* start *

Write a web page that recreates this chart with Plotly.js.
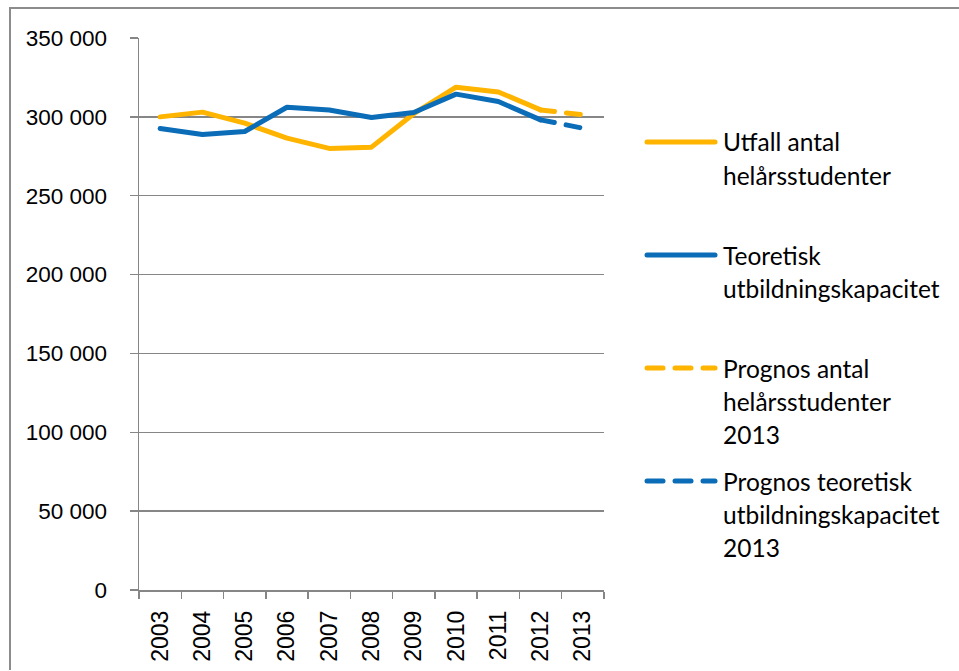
<!DOCTYPE html>
<html>
<head>
<meta charset="utf-8">
<script src="https://cdn.plot.ly/plotly-3.0.1.min.js"></script>
<style>
  html, body { margin: 0; padding: 0; background: #fff; overflow: hidden; }
  #chart { position: absolute; left: 0; top: 0; width: 959px; height: 671px; }
  #frame { position: absolute; left: 9px; top: 7px; width: 1000px; height: 661px; border-left: 2px solid #8c8c8c; border-top: 2px solid #8c8c8c; pointer-events: none; }
  .scatterlayer path.js-line { stroke-linecap: round; stroke-linejoin: round; }
  .shapelayer path { stroke-linecap: round; }
</style>
</head>
<body>
<div id="chart"></div>
<div id="frame"></div>
<script>
const years = ['2003','2004','2005','2006','2007','2008','2009','2010','2011','2012','2013'];
const utfall = [300000, 303000, 296000, 286500, 280000, 280800, 302000, 318800, 315800, 304400, null];
const kapacitet = [292600, 288800, 290700, 306100, 304400, 299600, 302800, 314400, 309700, 298100, null];
const prognosUtfall = [null, null, null, null, null, null, null, null, null, 304400, 301300];
const prognosKapacitet = [null, null, null, null, null, null, null, null, null, 298100, 292800];
const yTicks = [0, 50000, 100000, 150000, 200000, 250000, 300000, 350000];

const orange = '#FFB400';
const blue = '#0B6CB8';
const legendNames = [
  ['Utfall antal', 'helårsstudenter'],
  ['Teoretisk', 'utbildningskapacitet'],
  ['Prognos antal', 'helårsstudenter', '2013'],
  ['Prognos teoretisk', 'utbildningskapacitet', '2013']
];

const traces = [
  {x: years, y: utfall, name: legendNames[0].join(' '), mode: 'lines', line: {color: orange, width: 5}},
  {x: years, y: kapacitet, name: legendNames[1].join(' '), mode: 'lines', line: {color: blue, width: 5}},
  {x: years, y: prognosUtfall, name: legendNames[2].join(' '), mode: 'lines', line: {color: orange, width: 5, dash: '14px,12px'}},
  {x: years, y: prognosKapacitet, name: legendNames[3].join(' '), mode: 'lines', line: {color: blue, width: 5, dash: '14px,12px'}}
];

// custom legend (pixel positions converted to paper coords)
const W = 959, H = 671, mL = 139, mR = 355, mT = 38, mB = 81;
const pw = W - mL - mR, ph = H - mT - mB;
const px = x => (x - mL) / pw;
const py = y => 1 - (y - mT) / ph;
const legendY = [142, 255, 368, 481];
const legendColors = [orange, blue, orange, blue];
const legendDash = ['solid', 'solid', 'dash', 'dash'];
const shapes = [];
const annotations = [];
legendY.forEach((y, i) => {
  if (legendDash[i] === 'solid') {
    shapes.push({type: 'line', xref: 'paper', yref: 'paper', x0: px(647), x1: px(715), y0: py(y), y1: py(y), line: {color: legendColors[i], width: 5}});
  } else {
    [[647, 663], [675, 691], [703, 715]].forEach(s => {
      shapes.push({type: 'line', xref: 'paper', yref: 'paper', x0: px(s[0]), x1: px(s[1]), y0: py(y), y1: py(y), line: {color: legendColors[i], width: 5}});
    });
  }
  legendNames[i].forEach((t, j) => {
    annotations.push({text: t, xref: 'paper', yref: 'paper', x: px(721), y: py(y + j * 33), xanchor: 'left', yanchor: 'middle', showarrow: false, font: {family: 'Lato, "Open Sans", sans-serif', size: 24.5, color: '#000'}});
  });
});

const layout = {
  width: W, height: H,
  margin: {l: mL, r: mR, t: mT, b: mB, pad: 0},
  paper_bgcolor: 'rgba(0,0,0,0)', plot_bgcolor: '#fff',
  showlegend: false,
  separators: ', ',
  font: {family: '"Liberation Sans", Arial, sans-serif', size: 22, color: '#000'},
  xaxis: {
    type: 'category', range: [-0.5, 10.5], tickangle: -90,
    showline: true, linecolor: '#868686', linewidth: 1.5,
    ticks: 'outside', tickson: 'boundaries', ticklen: 7, tickcolor: '#868686', tickwidth: 1.5,
    showgrid: false, zeroline: false, ticklabelstandoff: 10,
    tickfont: {family: '"Liberation Sans", Arial, sans-serif', size: 23, color: '#000'}
  },
  yaxis: {
    range: [0, 350000], tickvals: yTicks, tickformat: ',d',
    showline: true, linecolor: '#868686', linewidth: 1.5,
    ticks: 'outside', ticklen: 8, tickcolor: '#868686', tickwidth: 1.5,
    showgrid: true, gridcolor: '#868686', gridwidth: 1.3, zeroline: false,
    ticklabelstandoff: 18,
    tickfont: {family: '"Liberation Sans", Arial, sans-serif', size: 22.5, color: '#000'}
  },
  shapes: shapes,
  annotations: annotations
};

Plotly.newPlot('chart', traces, layout, {staticPlot: true, displayModeBar: false});
</script>
</body>
</html>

* end *

= Goal =
Scan the data above; copy every line where "chart" appears.

= Task answer =
Write a web page that recreates this chart with Plotly.js.
  #chart { position: absolute; left: 0; top: 0; width: 959px; height: 671px; }
<div id="chart"></div>
Plotly.newPlot('chart', traces, layout, {staticPlot: true, displayModeBar: false});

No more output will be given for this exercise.